_PROBLEM_
Reproduce the listing below character for character; drop every image.

--- Start of ENTRIES PROVIDED ---

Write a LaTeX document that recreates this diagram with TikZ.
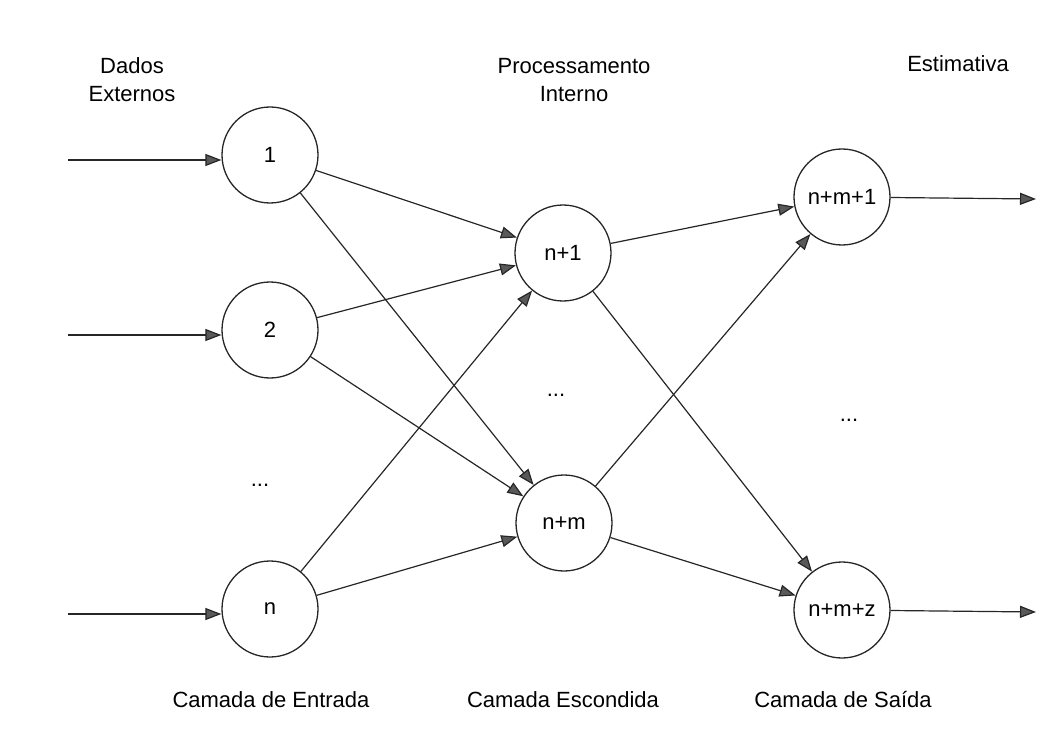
\documentclass[tikz,border=0pt]{standalone}
\usepackage{fontspec}
\setmainfont{Liberation Sans}
\usetikzlibrary{arrows.meta,positioning}

\begin{document}
\begin{tikzpicture}[x=1pt, y=-1pt,
  font=\fontsize{22}{28}\selectfont,
  neuron/.style={draw=black!85, circle, line width=1.3pt, minimum size=96pt, inner sep=0pt},
  lbl/.style={align=center},
  ar/.style={-{Triangle[length=16pt, width=12pt, fill=black!65]}, draw=black!85, line width=1.2pt}
]
\useasboundingbox (0,0) rectangle (1047,738);
% camada de entrada
\node[neuron] (i1) at (270,155) {1};
\node[neuron] (i2) at (270,330) {2};
\node[neuron] (in) at (270,609) {n};
\node (idots) at (260,485) {...};
% camada escondida
\node[neuron] (h1) at (563,253) {n+1};
\node[neuron] (hm) at (564,523) {n+m};
\node (hdots) at (556,395) {...};
% camada de saida
\node[neuron] (o1) at (842,197) {n+m+1};
\node[neuron] (oz) at (842,610) {n+m+z};
\node (odots) at (849,420) {...};
% entradas e saidas
\coordinate (x1) at (68,160);
\coordinate (x2) at (68,335);
\coordinate (xn) at (68,614);
\coordinate (y1) at (1036,199);
\coordinate (yz) at (1036,612);
\draw[ar] (x1) -- (x1 -| i1.west);
\draw[ar] (x2) -- (x2 -| i2.west);
\draw[ar] (xn) -- (xn -| in.west);
\draw[ar] (o1) -- (y1);
\draw[ar] (oz) -- (yz);
\foreach \a in {i1,i2,in} \foreach \b in {h1,hm} \draw[ar] (\a) -- (\b);
\foreach \a in {h1,hm} \foreach \b in {o1,oz} \draw[ar] (\a) -- (\b);
% rotulos
\node[lbl] (dados) at (132,80) {Dados\\Externos};
\node[lbl] (proc) at (574,80) {Processamento\\Interno};
\node[lbl] (est) at (958,64) {Estimativa};
\node (entrada) at (271,700) {Camada de Entrada};
\node (escondida) at (563,700) {Camada Escondida};
\node (saida) at (843,700) {Camada de Saída};
\end{tikzpicture}
\end{document}
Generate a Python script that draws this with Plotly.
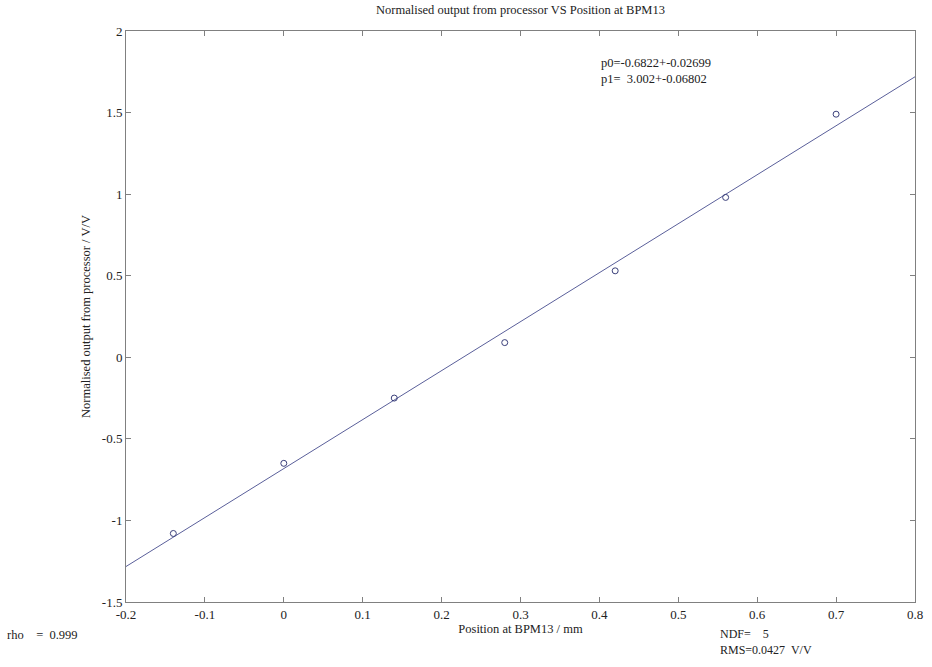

--- End of ENTRIES PROVIDED ---

_COMPLETED TASK_
Write a LaTeX document that recreates this diagram with TikZ.
\documentclass[tikz,border=0pt]{standalone}
\usepackage{fontspec}
\setmainfont{Liberation Sans}
\usetikzlibrary{arrows.meta,positioning}

\begin{document}
\begin{tikzpicture}[x=1pt, y=-1pt,
  font=\fontsize{22}{28}\selectfont,
  neuron/.style={draw=black!85, circle, line width=1.3pt, minimum size=96pt, inner sep=0pt},
  lbl/.style={align=center},
  ar/.style={-{Triangle[length=16pt, width=12pt, fill=black!65]}, draw=black!85, line width=1.2pt}
]
\useasboundingbox (0,0) rectangle (1047,738);
% camada de entrada
\node[neuron] (i1) at (270,155) {1};
\node[neuron] (i2) at (270,330) {2};
\node[neuron] (in) at (270,609) {n};
\node (idots) at (260,485) {...};
% camada escondida
\node[neuron] (h1) at (563,253) {n+1};
\node[neuron] (hm) at (564,523) {n+m};
\node (hdots) at (556,395) {...};
% camada de saida
\node[neuron] (o1) at (842,197) {n+m+1};
\node[neuron] (oz) at (842,610) {n+m+z};
\node (odots) at (849,420) {...};
% entradas e saidas
\coordinate (x1) at (68,160);
\coordinate (x2) at (68,335);
\coordinate (xn) at (68,614);
\coordinate (y1) at (1036,199);
\coordinate (yz) at (1036,612);
\draw[ar] (x1) -- (x1 -| i1.west);
\draw[ar] (x2) -- (x2 -| i2.west);
\draw[ar] (xn) -- (xn -| in.west);
\draw[ar] (o1) -- (y1);
\draw[ar] (oz) -- (yz);
\foreach \a in {i1,i2,in} \foreach \b in {h1,hm} \draw[ar] (\a) -- (\b);
\foreach \a in {h1,hm} \foreach \b in {o1,oz} \draw[ar] (\a) -- (\b);
% rotulos
\node[lbl] (dados) at (132,80) {Dados\\Externos};
\node[lbl] (proc) at (574,80) {Processamento\\Interno};
\node[lbl] (est) at (958,64) {Estimativa};
\node (entrada) at (271,700) {Camada de Entrada};
\node (escondida) at (563,700) {Camada Escondida};
\node (saida) at (843,700) {Camada de Saída};
\end{tikzpicture}
\end{document}
Generate a Python script that draws this with Plotly.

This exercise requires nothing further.